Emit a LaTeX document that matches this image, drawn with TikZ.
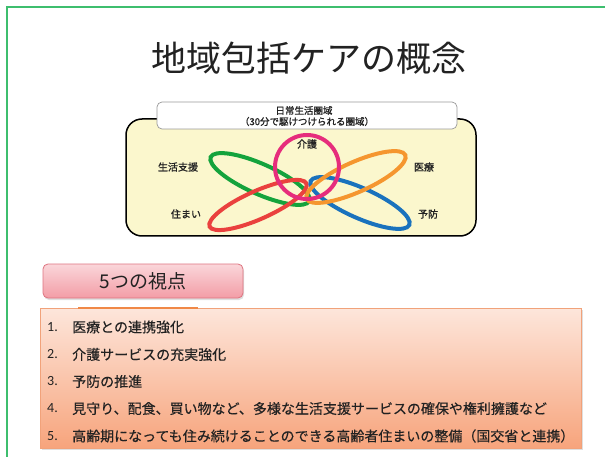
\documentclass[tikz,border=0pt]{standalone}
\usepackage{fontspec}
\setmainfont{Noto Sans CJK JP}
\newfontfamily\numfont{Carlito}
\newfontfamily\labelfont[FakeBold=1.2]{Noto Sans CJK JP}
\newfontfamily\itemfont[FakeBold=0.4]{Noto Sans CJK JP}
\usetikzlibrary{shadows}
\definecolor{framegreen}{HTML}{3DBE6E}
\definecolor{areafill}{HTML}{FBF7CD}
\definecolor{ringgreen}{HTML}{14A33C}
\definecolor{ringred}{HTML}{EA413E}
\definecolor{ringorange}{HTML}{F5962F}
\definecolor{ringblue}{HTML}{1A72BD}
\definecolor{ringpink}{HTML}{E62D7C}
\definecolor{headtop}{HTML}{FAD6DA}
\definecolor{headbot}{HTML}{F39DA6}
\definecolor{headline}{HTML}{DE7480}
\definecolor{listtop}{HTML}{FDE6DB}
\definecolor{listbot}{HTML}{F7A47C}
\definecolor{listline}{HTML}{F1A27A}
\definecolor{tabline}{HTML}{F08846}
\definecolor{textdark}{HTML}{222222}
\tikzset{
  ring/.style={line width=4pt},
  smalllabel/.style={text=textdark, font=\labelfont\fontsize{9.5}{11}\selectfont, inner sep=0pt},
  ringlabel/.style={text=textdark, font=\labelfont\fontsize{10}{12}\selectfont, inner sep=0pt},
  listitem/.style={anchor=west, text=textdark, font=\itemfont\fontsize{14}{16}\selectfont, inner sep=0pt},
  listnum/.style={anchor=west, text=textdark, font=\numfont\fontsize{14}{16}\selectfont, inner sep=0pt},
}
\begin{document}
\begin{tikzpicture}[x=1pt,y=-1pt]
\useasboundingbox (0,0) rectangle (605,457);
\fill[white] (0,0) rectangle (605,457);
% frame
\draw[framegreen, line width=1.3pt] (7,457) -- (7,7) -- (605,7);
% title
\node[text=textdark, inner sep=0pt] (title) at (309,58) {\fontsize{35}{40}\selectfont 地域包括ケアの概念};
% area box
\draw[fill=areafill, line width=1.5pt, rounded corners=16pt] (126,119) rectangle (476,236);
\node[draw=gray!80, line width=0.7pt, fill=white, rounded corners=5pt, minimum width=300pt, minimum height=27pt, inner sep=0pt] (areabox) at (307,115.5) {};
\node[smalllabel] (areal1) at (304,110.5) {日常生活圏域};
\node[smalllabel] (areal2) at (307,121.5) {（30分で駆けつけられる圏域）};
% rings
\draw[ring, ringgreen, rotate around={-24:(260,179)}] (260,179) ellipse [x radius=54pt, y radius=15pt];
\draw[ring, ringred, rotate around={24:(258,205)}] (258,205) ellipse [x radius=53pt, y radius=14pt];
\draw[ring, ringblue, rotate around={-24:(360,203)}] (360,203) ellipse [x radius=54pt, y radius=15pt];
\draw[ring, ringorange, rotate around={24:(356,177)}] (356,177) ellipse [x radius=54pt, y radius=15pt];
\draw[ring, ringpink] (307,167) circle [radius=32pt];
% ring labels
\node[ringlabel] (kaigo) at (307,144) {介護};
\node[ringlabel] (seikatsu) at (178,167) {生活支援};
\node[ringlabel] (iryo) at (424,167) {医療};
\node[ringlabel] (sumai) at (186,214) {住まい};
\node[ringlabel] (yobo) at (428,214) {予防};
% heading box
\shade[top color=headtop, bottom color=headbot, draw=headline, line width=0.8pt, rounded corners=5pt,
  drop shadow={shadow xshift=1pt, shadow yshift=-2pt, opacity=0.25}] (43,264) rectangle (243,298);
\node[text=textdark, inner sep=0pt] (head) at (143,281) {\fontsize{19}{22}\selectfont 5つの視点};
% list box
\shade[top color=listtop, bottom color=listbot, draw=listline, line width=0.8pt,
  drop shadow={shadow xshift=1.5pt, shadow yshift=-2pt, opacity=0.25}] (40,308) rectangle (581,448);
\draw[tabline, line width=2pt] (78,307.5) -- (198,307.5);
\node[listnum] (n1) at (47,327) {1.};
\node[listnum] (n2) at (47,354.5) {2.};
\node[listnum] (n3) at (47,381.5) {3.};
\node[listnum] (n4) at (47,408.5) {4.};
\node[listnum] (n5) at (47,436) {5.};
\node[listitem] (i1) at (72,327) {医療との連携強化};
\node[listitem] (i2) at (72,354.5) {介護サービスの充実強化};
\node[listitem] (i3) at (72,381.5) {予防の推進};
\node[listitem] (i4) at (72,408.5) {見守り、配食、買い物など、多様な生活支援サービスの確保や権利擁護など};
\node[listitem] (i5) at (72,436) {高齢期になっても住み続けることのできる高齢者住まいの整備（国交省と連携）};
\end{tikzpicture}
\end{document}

□ □ □

* **PROBLEM REQUIREMENTS**
Copy every line of the data exactly as written, excluding the pictures.

* **SOLVED PROBLEM**
Emit a LaTeX document that matches this image, drawn with TikZ.
\documentclass[tikz,border=0pt]{standalone}
\usepackage{fontspec}
\setmainfont{Noto Sans CJK JP}
\newfontfamily\numfont{Carlito}
\newfontfamily\labelfont[FakeBold=1.2]{Noto Sans CJK JP}
\newfontfamily\itemfont[FakeBold=0.4]{Noto Sans CJK JP}
\usetikzlibrary{shadows}
\definecolor{framegreen}{HTML}{3DBE6E}
\definecolor{areafill}{HTML}{FBF7CD}
\definecolor{ringgreen}{HTML}{14A33C}
\definecolor{ringred}{HTML}{EA413E}
\definecolor{ringorange}{HTML}{F5962F}
\definecolor{ringblue}{HTML}{1A72BD}
\definecolor{ringpink}{HTML}{E62D7C}
\definecolor{headtop}{HTML}{FAD6DA}
\definecolor{headbot}{HTML}{F39DA6}
\definecolor{headline}{HTML}{DE7480}
\definecolor{listtop}{HTML}{FDE6DB}
\definecolor{listbot}{HTML}{F7A47C}
\definecolor{listline}{HTML}{F1A27A}
\definecolor{tabline}{HTML}{F08846}
\definecolor{textdark}{HTML}{222222}
\tikzset{
  ring/.style={line width=4pt},
  smalllabel/.style={text=textdark, font=\labelfont\fontsize{9.5}{11}\selectfont, inner sep=0pt},
  ringlabel/.style={text=textdark, font=\labelfont\fontsize{10}{12}\selectfont, inner sep=0pt},
  listitem/.style={anchor=west, text=textdark, font=\itemfont\fontsize{14}{16}\selectfont, inner sep=0pt},
  listnum/.style={anchor=west, text=textdark, font=\numfont\fontsize{14}{16}\selectfont, inner sep=0pt},
}
\begin{document}
\begin{tikzpicture}[x=1pt,y=-1pt]
\useasboundingbox (0,0) rectangle (605,457);
\fill[white] (0,0) rectangle (605,457);
% frame
\draw[framegreen, line width=1.3pt] (7,457) -- (7,7) -- (605,7);
% title
\node[text=textdark, inner sep=0pt] (title) at (309,58) {\fontsize{35}{40}\selectfont 地域包括ケアの概念};
% area box
\draw[fill=areafill, line width=1.5pt, rounded corners=16pt] (126,119) rectangle (476,236);
\node[draw=gray!80, line width=0.7pt, fill=white, rounded corners=5pt, minimum width=300pt, minimum height=27pt, inner sep=0pt] (areabox) at (307,115.5) {};
\node[smalllabel] (areal1) at (304,110.5) {日常生活圏域};
\node[smalllabel] (areal2) at (307,121.5) {（30分で駆けつけられる圏域）};
% rings
\draw[ring, ringgreen, rotate around={-24:(260,179)}] (260,179) ellipse [x radius=54pt, y radius=15pt];
\draw[ring, ringred, rotate around={24:(258,205)}] (258,205) ellipse [x radius=53pt, y radius=14pt];
\draw[ring, ringblue, rotate around={-24:(360,203)}] (360,203) ellipse [x radius=54pt, y radius=15pt];
\draw[ring, ringorange, rotate around={24:(356,177)}] (356,177) ellipse [x radius=54pt, y radius=15pt];
\draw[ring, ringpink] (307,167) circle [radius=32pt];
% ring labels
\node[ringlabel] (kaigo) at (307,144) {介護};
\node[ringlabel] (seikatsu) at (178,167) {生活支援};
\node[ringlabel] (iryo) at (424,167) {医療};
\node[ringlabel] (sumai) at (186,214) {住まい};
\node[ringlabel] (yobo) at (428,214) {予防};
% heading box
\shade[top color=headtop, bottom color=headbot, draw=headline, line width=0.8pt, rounded corners=5pt,
  drop shadow={shadow xshift=1pt, shadow yshift=-2pt, opacity=0.25}] (43,264) rectangle (243,298);
\node[text=textdark, inner sep=0pt] (head) at (143,281) {\fontsize{19}{22}\selectfont 5つの視点};
% list box
\shade[top color=listtop, bottom color=listbot, draw=listline, line width=0.8pt,
  drop shadow={shadow xshift=1.5pt, shadow yshift=-2pt, opacity=0.25}] (40,308) rectangle (581,448);
\draw[tabline, line width=2pt] (78,307.5) -- (198,307.5);
\node[listnum] (n1) at (47,327) {1.};
\node[listnum] (n2) at (47,354.5) {2.};
\node[listnum] (n3) at (47,381.5) {3.};
\node[listnum] (n4) at (47,408.5) {4.};
\node[listnum] (n5) at (47,436) {5.};
\node[listitem] (i1) at (72,327) {医療との連携強化};
\node[listitem] (i2) at (72,354.5) {介護サービスの充実強化};
\node[listitem] (i3) at (72,381.5) {予防の推進};
\node[listitem] (i4) at (72,408.5) {見守り、配食、買い物など、多様な生活支援サービスの確保や権利擁護など};
\node[listitem] (i5) at (72,436) {高齢期になっても住み続けることのできる高齢者住まいの整備（国交省と連携）};
\end{tikzpicture}
\end{document}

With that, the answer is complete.